Start
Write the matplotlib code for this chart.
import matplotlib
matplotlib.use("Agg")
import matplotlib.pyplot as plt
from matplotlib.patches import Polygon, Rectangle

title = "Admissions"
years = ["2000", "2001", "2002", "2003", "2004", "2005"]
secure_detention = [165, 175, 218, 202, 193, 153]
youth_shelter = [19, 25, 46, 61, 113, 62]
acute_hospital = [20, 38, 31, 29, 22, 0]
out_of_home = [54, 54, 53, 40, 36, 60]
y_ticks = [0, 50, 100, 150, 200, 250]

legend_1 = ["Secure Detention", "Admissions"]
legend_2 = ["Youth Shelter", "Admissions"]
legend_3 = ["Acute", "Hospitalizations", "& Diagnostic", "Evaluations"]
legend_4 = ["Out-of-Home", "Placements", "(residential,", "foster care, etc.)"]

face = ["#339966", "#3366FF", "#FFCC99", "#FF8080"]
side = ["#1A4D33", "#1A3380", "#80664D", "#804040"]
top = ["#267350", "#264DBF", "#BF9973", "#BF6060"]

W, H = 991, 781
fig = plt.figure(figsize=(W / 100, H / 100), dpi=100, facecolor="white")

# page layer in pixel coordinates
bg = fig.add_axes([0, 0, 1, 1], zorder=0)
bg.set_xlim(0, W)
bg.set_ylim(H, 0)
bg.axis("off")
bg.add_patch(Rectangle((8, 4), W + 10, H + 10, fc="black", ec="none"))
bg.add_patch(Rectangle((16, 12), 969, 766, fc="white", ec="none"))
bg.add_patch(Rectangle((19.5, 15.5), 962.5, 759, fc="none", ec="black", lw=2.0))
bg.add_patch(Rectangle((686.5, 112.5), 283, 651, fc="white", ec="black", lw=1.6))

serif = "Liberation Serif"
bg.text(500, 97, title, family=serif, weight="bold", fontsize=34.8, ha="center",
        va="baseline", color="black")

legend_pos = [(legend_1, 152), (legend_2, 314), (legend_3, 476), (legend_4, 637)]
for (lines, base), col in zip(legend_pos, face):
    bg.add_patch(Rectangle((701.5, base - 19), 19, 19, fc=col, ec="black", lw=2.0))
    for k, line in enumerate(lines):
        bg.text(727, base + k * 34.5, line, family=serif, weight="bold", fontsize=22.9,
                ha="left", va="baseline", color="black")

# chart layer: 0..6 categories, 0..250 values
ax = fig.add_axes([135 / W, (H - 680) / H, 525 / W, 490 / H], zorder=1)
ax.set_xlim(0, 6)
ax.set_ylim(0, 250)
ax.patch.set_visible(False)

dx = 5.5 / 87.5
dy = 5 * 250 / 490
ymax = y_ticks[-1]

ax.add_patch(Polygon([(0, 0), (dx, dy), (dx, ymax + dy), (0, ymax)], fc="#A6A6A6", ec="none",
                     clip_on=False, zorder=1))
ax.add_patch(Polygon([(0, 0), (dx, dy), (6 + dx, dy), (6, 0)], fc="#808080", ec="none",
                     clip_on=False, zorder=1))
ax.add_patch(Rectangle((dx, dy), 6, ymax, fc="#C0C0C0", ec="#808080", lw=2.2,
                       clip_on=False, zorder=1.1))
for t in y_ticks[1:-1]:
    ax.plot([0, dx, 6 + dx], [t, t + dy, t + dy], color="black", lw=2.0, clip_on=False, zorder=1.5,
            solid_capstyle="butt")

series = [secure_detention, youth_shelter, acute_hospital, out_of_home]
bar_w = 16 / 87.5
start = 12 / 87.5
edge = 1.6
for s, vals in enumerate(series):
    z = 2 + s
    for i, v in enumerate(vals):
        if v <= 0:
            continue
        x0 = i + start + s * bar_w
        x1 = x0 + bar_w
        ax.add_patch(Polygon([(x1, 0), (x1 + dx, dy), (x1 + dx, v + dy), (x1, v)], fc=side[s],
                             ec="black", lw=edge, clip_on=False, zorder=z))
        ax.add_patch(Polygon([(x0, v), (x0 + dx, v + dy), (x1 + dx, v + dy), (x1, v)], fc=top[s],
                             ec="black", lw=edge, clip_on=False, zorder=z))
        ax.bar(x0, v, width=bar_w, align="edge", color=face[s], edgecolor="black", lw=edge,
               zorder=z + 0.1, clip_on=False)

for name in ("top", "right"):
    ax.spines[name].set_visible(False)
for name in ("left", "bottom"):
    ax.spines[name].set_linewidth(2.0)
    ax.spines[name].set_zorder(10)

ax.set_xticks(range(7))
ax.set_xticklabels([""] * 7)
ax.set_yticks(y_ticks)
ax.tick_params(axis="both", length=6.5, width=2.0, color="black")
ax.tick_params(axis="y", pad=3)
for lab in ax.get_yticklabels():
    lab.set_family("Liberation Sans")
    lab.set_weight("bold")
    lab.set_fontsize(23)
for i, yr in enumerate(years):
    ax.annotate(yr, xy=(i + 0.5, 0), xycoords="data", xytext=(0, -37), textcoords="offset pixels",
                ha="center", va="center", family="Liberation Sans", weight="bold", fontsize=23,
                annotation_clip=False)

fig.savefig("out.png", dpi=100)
End
- **Work to do**
Write out the listing's lines exactly, from its first line through the line that contains "ymax = y_ticks[-1]", and stop there.

- **Answer to this exercise**
Write the matplotlib code for this chart.
import matplotlib
matplotlib.use("Agg")
import matplotlib.pyplot as plt
from matplotlib.patches import Polygon, Rectangle

title = "Admissions"
years = ["2000", "2001", "2002", "2003", "2004", "2005"]
secure_detention = [165, 175, 218, 202, 193, 153]
youth_shelter = [19, 25, 46, 61, 113, 62]
acute_hospital = [20, 38, 31, 29, 22, 0]
out_of_home = [54, 54, 53, 40, 36, 60]
y_ticks = [0, 50, 100, 150, 200, 250]

legend_1 = ["Secure Detention", "Admissions"]
legend_2 = ["Youth Shelter", "Admissions"]
legend_3 = ["Acute", "Hospitalizations", "& Diagnostic", "Evaluations"]
legend_4 = ["Out-of-Home", "Placements", "(residential,", "foster care, etc.)"]

face = ["#339966", "#3366FF", "#FFCC99", "#FF8080"]
side = ["#1A4D33", "#1A3380", "#80664D", "#804040"]
top = ["#267350", "#264DBF", "#BF9973", "#BF6060"]

W, H = 991, 781
fig = plt.figure(figsize=(W / 100, H / 100), dpi=100, facecolor="white")

# page layer in pixel coordinates
bg = fig.add_axes([0, 0, 1, 1], zorder=0)
bg.set_xlim(0, W)
bg.set_ylim(H, 0)
bg.axis("off")
bg.add_patch(Rectangle((8, 4), W + 10, H + 10, fc="black", ec="none"))
bg.add_patch(Rectangle((16, 12), 969, 766, fc="white", ec="none"))
bg.add_patch(Rectangle((19.5, 15.5), 962.5, 759, fc="none", ec="black", lw=2.0))
bg.add_patch(Rectangle((686.5, 112.5), 283, 651, fc="white", ec="black", lw=1.6))

serif = "Liberation Serif"
bg.text(500, 97, title, family=serif, weight="bold", fontsize=34.8, ha="center",
        va="baseline", color="black")

legend_pos = [(legend_1, 152), (legend_2, 314), (legend_3, 476), (legend_4, 637)]
for (lines, base), col in zip(legend_pos, face):
    bg.add_patch(Rectangle((701.5, base - 19), 19, 19, fc=col, ec="black", lw=2.0))
    for k, line in enumerate(lines):
        bg.text(727, base + k * 34.5, line, family=serif, weight="bold", fontsize=22.9,
                ha="left", va="baseline", color="black")

# chart layer: 0..6 categories, 0..250 values
ax = fig.add_axes([135 / W, (H - 680) / H, 525 / W, 490 / H], zorder=1)
ax.set_xlim(0, 6)
ax.set_ylim(0, 250)
ax.patch.set_visible(False)

dx = 5.5 / 87.5
dy = 5 * 250 / 490
ymax = y_ticks[-1]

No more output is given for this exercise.